The Cowsills are an American singing group from Newport, Rhode Island, known for beautiful harmonies and their ability to play music at an early age. In 1965 brothers Bill and Bob on guitars and Barry on drums started a group and John was added shortly after. When John learned how to play drums, Barry switched to bass. They played around Newport and became a regular act at Bannister’s Wharf. After initial success the brothers were joined by their mother Barbara and siblings Paul and Susan. Bob’s twin brother Richard was their road manager until going to serve in the military during the Vietnam War a few years later. When the group expanded to full family membership, the six siblings ranged in age from eight to nineteen. The group was the inspiration for the 1970’s television show The Partridge Family and were originally offered to play their corresponding parts on the show. However, the studio wanted Shirley Jones to play Barbara’s role as mother/band member and band manager/father/husband William “Bud” Cowsill disagreed and ended their involvement and participation. To this day, The Cowsills and Shirley remain friends and in fact, the band still occasionally plays the only song ever covered by both The Cowsills and The Partridge Family, “I Really Want To Know You,” in concert. They had a handful of singles released on Joda and Phillips Records in 1965-66 to modest success. After Leonard Stogel took over managing the band he got them signed to MGM Records in 1967. Barbara joined the band just in time to record their first album that included the hit “The Rain, The Park and Other Things,” with Bill on lead vocals. It sold over a million copies and was awarded a gold record. Soon after the band expanded to include Paul and Susan and with the success of “Rain” the band quickly became a popular U.S. act and appeared on the popular Sunday night TV program The Ed Sullivan Show. The song reached No. 2 on the Billboard Top 100 and received a lot of airplay in England and Europe. The group scored other million selling hits with “Indian Lake” in 1968 and with the title song from the musical Hair, in 1969. From 1968-72 the band played an average of 200 gigs a year and were among the most popular acts on the American concert scene.
For the past few decades there have been various breakups and reunions and after the band originally split the individual members went on to different career attempts in and out of the music industry. Some produced albums and performed from time to time but not as The Cowsills. One project was a band called Bridey Murphy with Paul, Bill, Barry and Waddy Wachtel in the mid ’70’s. In the years following the band breakup Susan continued her music career with The Continental Drifters, a great group that included members of The Bangles, The db’s and The Dream Syndicate; and currently leads her own band with husband Russ Broussard on drums. Since 2000, John has been drumming, playing keys and singing with The Beach Boys and is married to Vicki Peterson, the guitarist from The Bangles and The Continental Drifters. Fun fact, in the early ’80’s John was a member of the band Tommy Twotone and his backing vocals and percussion can be heard on their hit “Jenny (867-5309).” After working as sound engineer for Helen Reddy, Paul left music for a career in the construction industry. Today, when not on the road with the band, he primarily works as a farmer in Oregon. Bob has had a successful career outside the music industry developing software for hospital emergency departments.

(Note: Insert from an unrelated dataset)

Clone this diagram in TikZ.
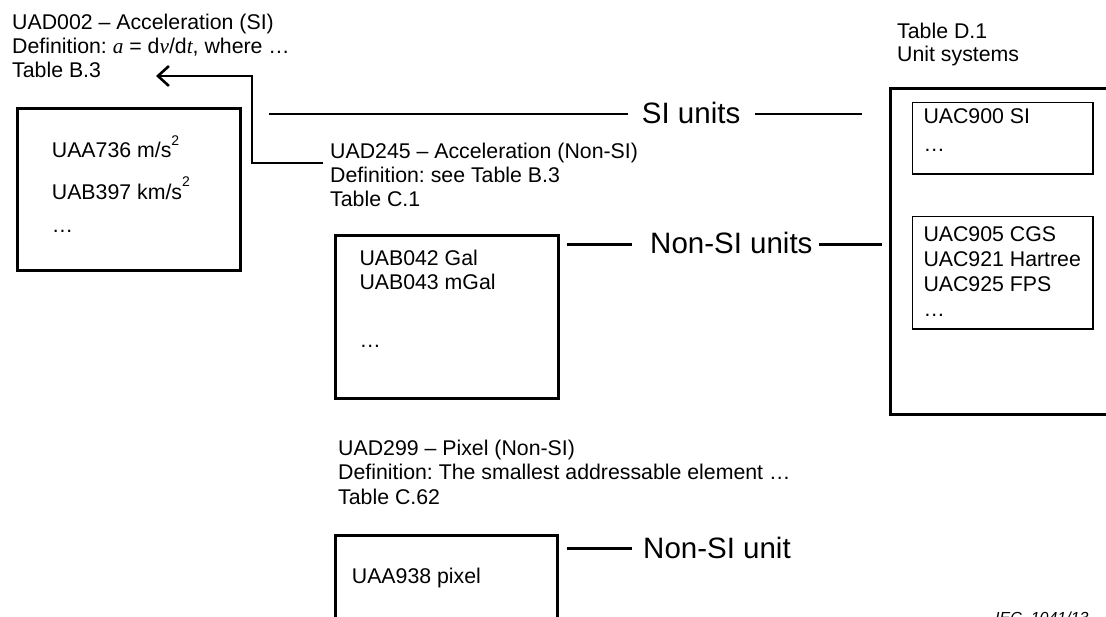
\documentclass[tikz,border=0pt]{standalone}
\usepackage{fontspec}
\setmainfont{Liberation Sans}
\newfontfamily\tnr{Liberation Serif}
\usetikzlibrary{arrows.meta,calc}
\frenchspacing
\newcommand{\sqr}{\raisebox{12.5pt}{\fontsize{14}{14}\selectfont 2}}
\newcommand{\itv}[1]{{\tnr\itshape #1}}
\begin{document}
\begin{tikzpicture}[x=1pt,y=-1pt,
  txt/.style={inner sep=0pt, anchor=base west, font=\fontsize{21.3}{24}\selectfont},
  big/.style={inner sep=0pt, anchor=base west, font=\fontsize{29.5}{32}\selectfont},
  box/.style={draw, line width=2.8pt, inner sep=0pt, anchor=north west},
  ibox/.style={draw, line width=1.4pt, inner sep=0pt, anchor=north west},
  conn/.style={line width=2.8pt},
  tip/.style={-{Straight Barb[length=11pt,width=20pt,line width=2.6pt]}}]
\useasboundingbox (0,0) rectangle (1106,617);
\clip (0,0) rectangle (1106,617);

% boxes
\node[box, minimum width=223pt, minimum height=162pt] (bxsi) at (16,107) {};
\node[box, minimum width=222.7pt, minimum height=163.3pt] (bxnsi) at (334,234) {};
\node[box, minimum width=222pt, minimum height=140pt] (bxpix) at (334,534) {};
\node[box, minimum width=270pt, minimum height=326pt] (bxsys) at (889,87) {};
\node[ibox, minimum width=180.6pt, minimum height=71.6pt] (bxsys1) at (911.7,101.7) {};
\node[ibox, minimum width=180.6pt, minimum height=112.6pt] (bxsys2) at (911.7,215.7) {};

% header texts
\node[txt] (u002) at (12,30) {\begin{tabular}[t]{@{}l@{}}UAD002 -- Acceleration (SI)\\
  Definition: \itv{a} = d\itv{v}/d\itv{t}, where …\\ Table B.3\end{tabular}};
\node[txt] (u245) at (330,159) {\begin{tabular}[t]{@{}l@{}}UAD245 -- Acceleration (Non-SI)\\
  Definition: see Table B.3\\ Table C.1\end{tabular}};
\node[txt] (u299) at (338,456) {\begin{tabular}[t]{@{}l@{}}UAD299 -- Pixel (Non-SI)\\
  Definition: The smallest addressable element …\\ Table C.62\end{tabular}};
\node[txt, font=\fontsize{21.3}{22.5}\selectfont] (td1) at (897,39) {\begin{tabular}[t]{@{}l@{}}Table D.1\\ Unit systems\end{tabular}};

% box contents
\node[txt] (csi) at (51.7,158) {\begin{tabular}[t]{@{}l@{}}UAA736 m/s\sqr\\[12pt] UAB397 km/s\sqr\\[9pt] …\end{tabular}};
\node[txt] (cnsi) at (359.3,266) {\begin{tabular}[t]{@{}l@{}}UAB042 Gal\\ UAB043 mGal\\[34pt] …\end{tabular}};
\node[txt] (cpix) at (351.7,583) {UAA938 pixel};
\node[txt] (csys1) at (923.3,124) {\begin{tabular}[t]{@{}l@{}}UAC900 SI\\[4pt] …\end{tabular}};
\node[txt, font=\fontsize{21.3}{25}\selectfont] (csys2) at (923.3,241.7) {\begin{tabular}[t]{@{}l@{}}UAC905 CGS\\ UAC921 Hartree\\ UAC925 FPS\\ …\end{tabular}};

% relation labels
\node[big] (lsi) at (641.7,124) {SI units};
\node[big] (lnsi) at (650,254) {Non-SI units};
\node[big] (lpix) at (643,558) {Non-SI unit};

% connectors
\coordinate (s1) at (269,114);
\coordinate (s2) at (862,114);
\draw[conn] (s1) -- ($(lsi.west|-s1)+(-14,0)$);
\draw[conn] ($(lsi.east|-s1)+(15,0)$) -- (s2);

\coordinate (n1) at (566.7,244.5);
\coordinate (n2) at (881.7,244.5);
\draw[conn] (n1) -- ($(lnsi.west|-n1)+(-18,0)$);
\draw[conn] ($(lnsi.east|-n1)+(6,0)$) -- (n2);

\coordinate (p1) at (566.7,548.3);
\draw[conn] (p1) -- ($(lpix.west|-p1)+(-11,0)$);

\coordinate (a1) at (323,163);
\coordinate (a2) at (156,76);
\draw[conn,tip] (a1) -- ++(-71,0) |- (a2);

% figure reference
\node[inner sep=0pt, anchor=base west, font=\fontsize{16}{18}\selectfont\itshape] (iec) at (995,623.5) {IEC\ \ 1041/13};
\end{tikzpicture}
\end{document}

Barry covered and played all the instruments on “Everybody’s Got Something To Hide ‘Cept For Me And My Monkey” on Boston Does The Beatles (Fast Track Records) in 1988 and then released his own solo CD As Is in 1998. He drowned in 2005 in New Orleans during Hurricane Katrina. Brother Bill moved to Canada in the ’70’s and was well known as a solo country artist and with his band The Blue Shadows. Billy died in Calgary, Canada from emphysema in 2006, and in a strange twist of fate the family found out about their oldest brother’s death while attending brother Barry’s memorial service at the King Park Gazebo in Newport, for the ceremonial spreading of his ashes. Barbara died in 1985 of emphysema, in Arizona and Bud passed in a plane flying from his home in Mexico to a U.S. Veteran’s Administration hospital, of leukemia, in 1992. Richard died in 2014 in New Mexico, of lung cancer.
In 1990 The Cowsills regrouped and their performances earned great reviews from critics and fans and led them back to the studio to record and then release “Global.” The last performance of all six siblings, Bill, Bob, Richard, Barry, John and Susan was at The Taste Of Road Island outdoor festival in Newport in 2000. In 2004 the family sang the national anthem at Fenway Park before a Boston Red Sox home game. In 2011, the documentary film Family Band — The Cowsills Story was released.The Cowsills were inducted into the R.I. Hall of Fame in 2013. In 2015, Susan announced to the audience at their 50th anniversary performance at The Cutting Room in NYC that the band would return to the studio in 2016 to begin recording their first new album in seven years. Currently, Bob, Paul and Susan perform several shows a month as The Cowsills and are joined occasionally by brother John. During the summers of 2015-2016 The Cowsills performed across the U.S. with The Turtles’ Happy Together Tour.